Really, I was telling the Aspiring Martians Group that I could become a shameless self-promoter and contact all the radio stations and local TV channels in my area to tell them about what an exciting thing Mars One is if I can just make it to Round 2 of the selection process. That wasn’t a joke. There may be a lot of people in my area who think like me and wish they could get involved with something that truly interests them in a world that seems obsessed with the latest iPad and whatever it was that Kim Kardashian wore last week. And even the people who aren’t interested in what I have to say would be like, “Didn’t I see you on TV last week?” It would certainly give people something to talk about other than whatever was in the gossip column this morning.
Obsessions can take many different forms…
I don’t really think I’m more obsessive than most people when it comes to something I am genuinely interested in. Some people are all about fashion, and those are the ones who are the popular chicks (which I never was). I really suggest watching the Broadway show “Wicked” if only for the sight of Galinda bowing to her little shrine of a couple of dozen pairs of high-heeled shoes. That’s hilarious – If you want to see obsession, there it is. She’s a ditz, but at least she tried to share her love of fashion with Elphaba.
Bas Lansdorp Shares Mars One at Login
Bas Lansdorp seems to be a fair sight brighter than Galinda about sharing things he’s passionate about.

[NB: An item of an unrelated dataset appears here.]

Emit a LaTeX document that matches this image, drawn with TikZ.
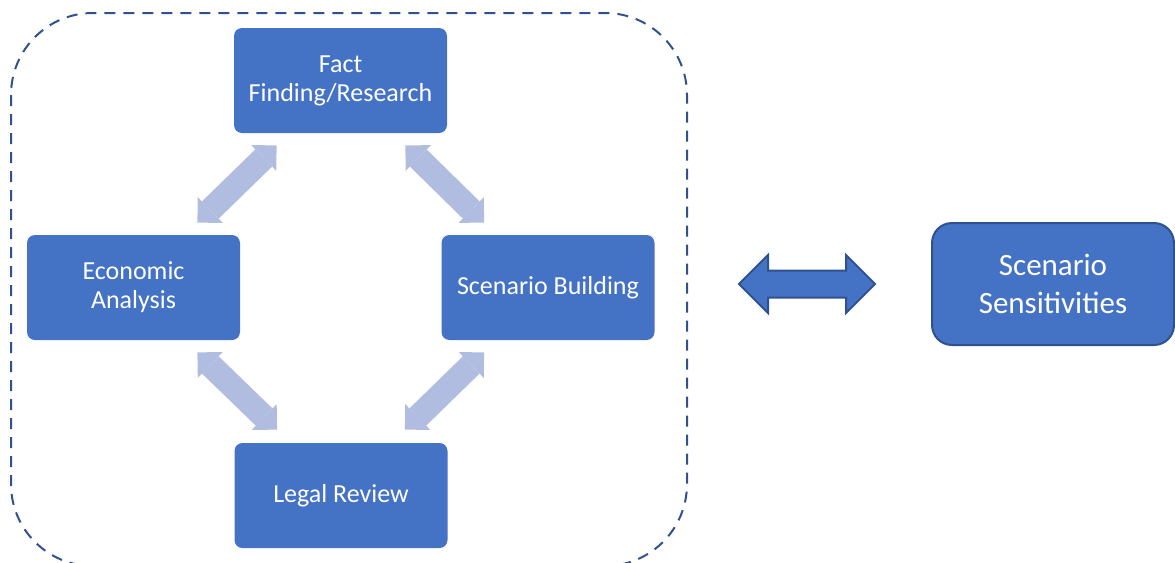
\documentclass[tikz,border=0pt]{standalone}
\usepackage{fontspec}
\setmainfont{Carlito}
\usetikzlibrary{arrows.meta}

\definecolor{boxblue}{HTML}{4472C4}
\definecolor{edgeblue}{HTML}{2F528F}
\definecolor{paleblue}{HTML}{B1BDE0}

\tikzset{
  stage/.style={fill=boxblue, text=white, rounded corners=4pt, inner sep=0pt,
    minimum width=106.5pt, minimum height=52.5pt, align=center,
    font=\fontsize{13}{14.5}\selectfont},
  result/.style={stage, draw=edgeblue, line width=1pt, rounded corners=10pt,
    minimum width=121pt, minimum height=61pt,
    font=\fontsize{15.5}{19}\selectfont},
  pale/.style={paleblue, line width=12pt,
    {Triangle[length=9pt, width=18pt, line width=0pt]}-{Triangle[length=9pt, width=18pt, line width=0pt]}},
  frame/.style={edgeblue, line width=1pt, dash pattern=on 5.5pt off 4pt, rounded corners=41pt},
  link/.style={fill=boxblue, draw=edgeblue, line width=1pt, line join=miter}
}

\begin{document}
\begin{tikzpicture}[x=0.5pt, y=-0.5pt]
  \useasboundingbox (0, 0) rectangle (1175, 563);

  % Process group
  \draw [frame] (11, 13) rectangle (687, 566);

  % Stages
  \node [stage] (fact) at (340.5, 80.5) {Fact\\Finding/Research};
  \node [stage] (econ) at (133.5, 287.5) {Economic\\Analysis};
  \node [stage] (scen) at (548, 287.5) {Scenario Building};
  \node [stage] (legal) at (341, 495.5) {Legal Review};

  % Cycle arrows
  \draw [pale] ([shift={(43, 12)}]fact.south west) -- ([shift={(-43, -12)}]econ.north east);
  \draw [pale] ([shift={(-42, 12)}]fact.south east) -- ([shift={(43, -12)}]scen.north west);
  \draw [pale] ([shift={(-43, 12)}]econ.south east) -- ([shift={(43, -13)}]legal.north west);
  \draw [pale] ([shift={(43, 12)}]scen.south west) -- ([shift={(-43, -13)}]legal.north east);

  % Sensitivities
  \node [result] (sens) at (1053, 284) {Scenario\\Sensitivities};

  % Two-way link
  \coordinate (link) at (807, 284);
  \draw [link, shift={(link)}] (-68, 0) -- (-39, -29) -- (-39, -13.5) -- (39, -13.5)
    -- (39, -29) -- (68, 0) -- (39, 29) -- (39, 13.5) -- (-39, 13.5) -- (-39, 29) -- cycle;
\end{tikzpicture}
\end{document}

First, he knows his target audience and it isn’t the Galinda types. He speaks to the people who might have though that we could have had a permanent settlement on Mars by now if we hadn’t spent so much time jinking around in Earth orbit. Second, he is obviously very enthusiastic about his subject matter and can convey that to an audience. He’s good at communicating that colonizing Mars is really something that can be done if he can only raise the money for it and he’s got some high-level individuals and companies in the aerospace world on board to back himself up. At this point, he’s already succeeding in getting a lot of adventurous people excited about it with maybe a few holdouts who think it won’t happen, and he has as much chance as anybody who is serious enough to put their reputation on the line at actually pulling it off. So this is a fella who is successful about getting the word out about something he wants to do.
Does this sound like marketing? Sure it is. The most successful marketers are very good at getting the word out about their businesses, nonprofits or just some topic that they think is serious enough to actually do something about. They get people excited about their product or message. It’s part of what made chicken eggs the ones you usually see in the supermarket when Cornish hen eggs are just as edible, and what made beef “what’s for dinner” when buffalo meat is just as tasty and a little bit healthier. It’s about being able to reach your audience and share your passions in a way that is effective. And it certainly doesn’t hurt to have Seth Godin’s “Purple Cow,” the thing that makes you different from everybody else who might have a similar message.